For years, Mallorca has made much of the fact that it isn't an island that only has large resort beaches. The ministry's website, in describing Cala Varques, refers to the quiet and paradise nature of the coastline from Porto Cristo. The vastly overused "paradise" has consistently been adopted to promote the coves, the alternatives to the resort beaches: tourism of greater quality, one might suggest.

Now, however, Manacor wants to put an end to all of this. Which other town halls might follow suit? Are certain beaches around Mallorca to become virtual no-go areas because town halls say so, thus flouting a fundamental principle that the coasts of Mallorca (and Spain) are in the public domain and free to the public to enjoy?

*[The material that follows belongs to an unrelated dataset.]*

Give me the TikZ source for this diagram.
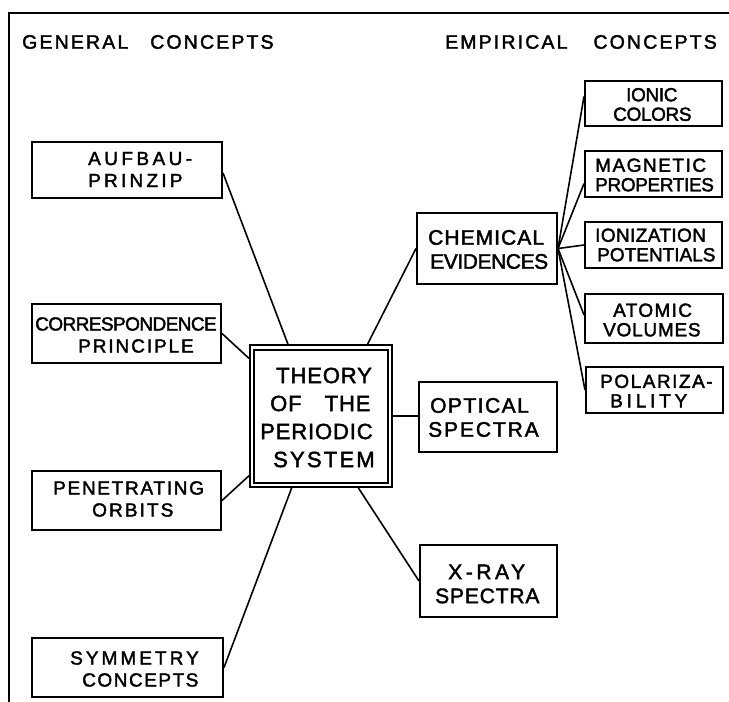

Despite this, one can understand the town hall's position. But it is one that has been forced onto it by success, by promotion through means other than those of the town hall and by sheer weight of numbers: tourists adding to the residents who make a beeline for beaches at weekends and will be doing so during the weeks of August when many are on holiday. Simply put, are Mallorca's beaches being overwhelmed? And is the infrastructure, especially parking, incapable of coping? The answer to the latter question is yes. As examples there has been the chaos in Sa Rapita (for access to Es Trenc) because the unofficial car park was closed. There is the mayhem in Playa de Muro with people wanting to get to Es Comú beach. Neither beach is small. Both are vast, yet the infrastructure can't cope with the demand.

Something, you feel, has to give. Either more parking is made available (though goodness knows where in many instances) or there will be more cases of drivers being turned away by police, as can happen in Sa Rapita, or of passes for residents being issued, which is what has happened by Es Comú. The beaches, the coves are products of their own success and, despite what Manacor might wish, of promotion.